Eu desisti. Mas não pense que foi por não ter coragem de lutar, e sim por não ter mais condições de sofrer.”
Bob Marley
É pena que ainda nenhuma televisão ou rádio tenha andado, na rua, a perguntar aos cidadãos comuns se sabem o que é que a palavra “resiliência” significa. Não há que ter vergonha em não saber termos poucos habituais na linguagem comum. Sobretudo agora, com o Plano de Recuperação e Resiliência, as doses do termo têm sido intoxicantes. Acaba por ser um género atualizado do “aguenta”, tão banalizado aquando da vinda da troika (outro termo inédito!) para Portugal. Eu também não sabia o que queria dizer “resiliência” até a ter ouvido, pela primeira vez, há uns 15 anos. O pai de um amigo dizia-me que este precisava de ser mais “resiliente”. Sem vergonha, perguntei-lhe o que era isso. O senhor, por sinal um militar de carreira, lá me explicou que era ser mais persistente, não se deixar ir abaixo com as contrariedades. Pois a nós, que não andámos na tropa, mas que já passámos por momentos de crises (os mais velhos ainda mais), pedem-nos que sejamos “resilientes”.
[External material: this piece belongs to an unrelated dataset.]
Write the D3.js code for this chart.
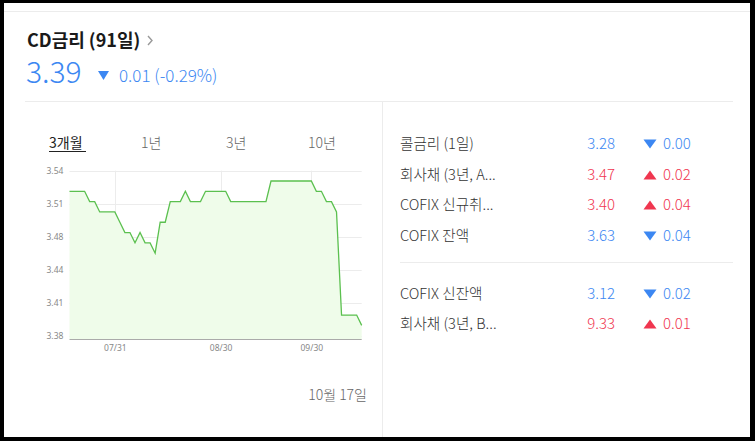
<!DOCTYPE html>
<html><head><meta charset="utf-8">
<script src="https://cdn.jsdelivr.net/npm/d3@7"></script>
<style>
html,body{margin:0;padding:0;background:#000;}
svg{display:block;font-family:"Noto Sans CJK KR","Noto Sans",sans-serif;}
</style></head>
<body>
<svg id="c" width="755" height="441"></svg>
<script>
// ---- data ----
const dates = ["07/18","07/19","07/22","07/23","07/24","07/25","07/26","07/29","07/30","07/31",
"08/01","08/02","08/05","08/06","08/07","08/08","08/09","08/12","08/13","08/14","08/16","08/19","08/20","08/21","08/22","08/23","08/26","08/27","08/28","08/29","08/30",
"09/02","09/03","09/04","09/05","09/06","09/09","09/10","09/11","09/12","09/13","09/19","09/20","09/23","09/24","09/25","09/26","09/27","09/30",
"10/02","10/04","10/07","10/08","10/10","10/11","10/14","10/15","10/16","10/17"];
const values = [3.52,3.52,3.52,3.52,3.51,3.51,3.50,3.50,3.50,3.50,
3.49,3.48,3.48,3.47,3.48,3.47,3.47,3.46,3.49,3.49,3.51,3.51,3.51,3.52,3.51,3.51,3.51,3.52,3.52,3.52,3.52,
3.52,3.51,3.51,3.51,3.51,3.51,3.51,3.51,3.51,3.53,3.53,3.53,3.53,3.53,3.53,3.53,3.53,3.53,
3.52,3.52,3.51,3.51,3.50,3.40,3.40,3.40,3.40,3.39];
const xTickLabels = ["07/31","08/30","09/30"];
const yTicks = [3.38,3.412,3.444,3.476,3.508,3.54];
const tabs = ["3개월","1년","3년","10년"];
const rowNames = ["콜금리 (1일)","회사채 (3년, A...","COFIX 신규취...","COFIX 잔액","COFIX 신잔액","회사채 (3년, B..."];
const rowValues = ["3.28","3.47","3.40","3.63","3.12","9.33"];
const rowChanges = ["0.00","0.02","0.04","0.04","0.02","0.01"];
const rowDir = ["down","up","up","down","down","up"];
const headline = {title:"CD금리 (91일)", value:"3.39", change:"0.01 (-0.29%)", date:"10월 17일"};

const BLUE="#3c87f2", RED="#f0364f";
const svg = d3.select("#c");
// frame
svg.append("rect").attr("x",4).attr("y",3).attr("width",746).attr("height",434).attr("fill","#fff");
svg.append("line").attr("x1",4).attr("x2",750).attr("y1",11.5).attr("y2",11.5).attr("stroke","#ececec");
svg.append("line").attr("x1",25).attr("x2",733).attr("y1",101.5).attr("y2",101.5).attr("stroke","#ececec");
svg.append("line").attr("x1",382.5).attr("x2",382.5).attr("y1",101.5).attr("y2",437).attr("stroke","#ececec");

// header
svg.append("text").attr("x",27).attr("y",47).attr("font-size",18).attr("font-weight",700).attr("fill","#1a1a1a").text(headline.title);
svg.append("path").attr("d","M148,36 L152,40.5 L148,45").attr("fill","none").attr("stroke","#999").attr("stroke-width",1.4);
svg.append("text").attr("x",26).attr("y",83).attr("font-size",30).attr("font-weight",300).attr("fill",BLUE).text(headline.value);
svg.append("path").attr("d","M98,71 L109,71 L103.5,80 Z").attr("fill",BLUE);
svg.append("text").attr("x",119).attr("y",82).attr("font-size",17).attr("font-weight",300).attr("fill",BLUE).text(headline.change);

// tabs
const tabX = [49,141,226,308];
tabs.forEach((s,i)=>{
  svg.append("text").attr("x",tabX[i]).attr("y",148).attr("font-size",14).attr("font-weight",i===0?400:300)
    .attr("fill",i===0?"#222":"#666").text(s);
});
svg.append("line").attr("x1",49).attr("x2",86).attr("y1",151.5).attr("y2",151.5).attr("stroke","#222").attr("stroke-width",1);

// chart
const pLeft=69.5, pRight=361.7, pTop=170.7, pBot3=335.7, pBottom=339;
const x = d3.scaleLinear().domain([0, dates.length-1]).range([pLeft,pRight]);
const y = d3.scaleLinear().domain([3.38,3.54]).range([pBot3, pTop]);
const g = svg.append("g");
// horizontal grid
g.selectAll("line.hg").data(yTicks).join("line").attr("class","hg")
  .attr("x1",pLeft).attr("x2",pRight).attr("y1",d=>Math.round(y(d))+0.5).attr("y2",d=>Math.round(y(d))+0.5)
  .attr("stroke","#ececec");
// vertical grid
const xTickIdx = xTickLabels.map(l=>dates.indexOf(l));
g.selectAll("line.vg").data(xTickIdx).join("line").attr("class","vg")
  .attr("x1",d=>Math.round(x(d))+0.5).attr("x2",d=>Math.round(x(d))+0.5).attr("y1",pTop).attr("y2",pBottom)
  .attr("stroke","#ececec");
// area
const area = d3.area().x((d,i)=>x(i)).y0(pBottom).y1(d=>y(d));
g.append("path").datum(values).attr("d",area).attr("fill","#effcea");
const line = d3.line().x((d,i)=>x(i)).y(d=>y(d));
g.append("path").datum(values).attr("d",line).attr("fill","none").attr("stroke","#5bc04f").attr("stroke-width",1.3);
// baseline
g.append("line").attr("x1",pLeft).attr("x2",pRight).attr("y1",pBottom+0.5).attr("y2",pBottom+0.5).attr("stroke","#aaa");
// y axis
const ya = g.append("g").attr("transform",`translate(${pLeft-2},0)`)
  .call(d3.axisLeft(y).tickValues(yTicks).tickFormat(d3.format(".2f")).tickSize(0).tickPadding(0));
ya.select(".domain").remove();
ya.selectAll("text").attr("font-size",8.5).attr("fill","#888").attr("font-family","'Noto Sans',sans-serif").attr("text-anchor","start").attr("x",-21);
// x axis
const xa = g.append("g").attr("transform",`translate(0,${pBottom})`)
  .call(d3.axisBottom(x).tickValues(xTickIdx).tickFormat(i=>dates[i]).tickSize(0).tickPadding(6));
xa.select(".domain").remove();
xa.selectAll("text").attr("font-size",8.5).attr("fill","#888").attr("font-family","'Noto Sans',sans-serif");

// date
svg.append("text").attr("x",367).attr("y",400).attr("text-anchor","end").attr("font-size",14).attr("font-weight",300).attr("fill","#666").text(headline.date);

// right panel
const rowY = [144,175,205,236,294,324];
rowNames.forEach((n,i)=>{
  const c = rowDir[i]==="up"?RED:BLUE;
  const yy=rowY[i]+5;
  svg.append("text").attr("x",400).attr("y",yy).attr("font-size",14.6).attr("font-weight",300).attr("fill","#333").text(n);
  svg.append("text").attr("x",615).attr("y",yy).attr("text-anchor","end").attr("font-size",15).attr("font-weight",300).attr("fill",c).text(rowValues[i]);
  const cy=rowY[i];
  svg.append("path").attr("d", rowDir[i]==="up"
      ? `M643.5,${cy+4.5} L656.5,${cy+4.5} L650,${cy-4.5} Z`
      : `M643.5,${cy-4.5} L656.5,${cy-4.5} L650,${cy+4.5} Z`).attr("fill",c);
  svg.append("text").attr("x",663).attr("y",yy).attr("font-size",15).attr("font-weight",300).attr("fill",c).text(rowChanges[i]);
});
svg.append("line").attr("x1",400).attr("x2",733).attr("y1",262.5).attr("y2",262.5).attr("stroke","#ececec");
</script>
</body></html>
De acordo com o Dicionário Online da Língua Portuguesa, a palavra (em inglês, resilience) tem origem do latim “resilio, -ire, saltar para trás, voltar para trás, reduzir-se, afastar-se, ressaltar, brotar)”. No reino da física, é a propriedade que um corpo tem em voltar à forma original depois de um choque ou deformação. Em sentido figurado, tem a ver com a capacidade de ultrapassar as dificuldades, ou “desafios”, como atualmente também está na moda dizer-se. E em sentido real, digo eu, quer dizer muita paciência. Porque é isso que precisamos de ter para aguentar tantos meses de pandemia, tanta incerteza sobre o futuro, para além dos problemas que já temos. Vamos ter a “bazuca”, mas ninguém nos livra de anos difíceis: mais instabilidade, mais desemprego, mais pobreza. Os portugueses não são estúpidos e não merece muito a pena complicarem as nossas existências com termos que não nos são familiares, importados como as vacinas para a Covid-19 ou a famigerada aplicação para telemóvel em inglês STAYAWAY
Covid, que morreu quase à nascença. Porém,
a “resiliência” não está só no que diz respeito a novas maneiras de dizer as coisas menos agradáveis. Já repararam que ninguém tem problemas? Agora, a palavra de ordem é “desafio”, para tudo e para mais alguma coisa. Desde os feitos desportivos até ao excesso de peso. Vivemos na era de ter imensos desafios pela frente: esperar pela vacina, adaptarmo-nos ao teletrabalho, apoiar os demais e sermos todos “resilientes”. Não há paciência para tantos desafios novos, inclusivamente os linguísticos.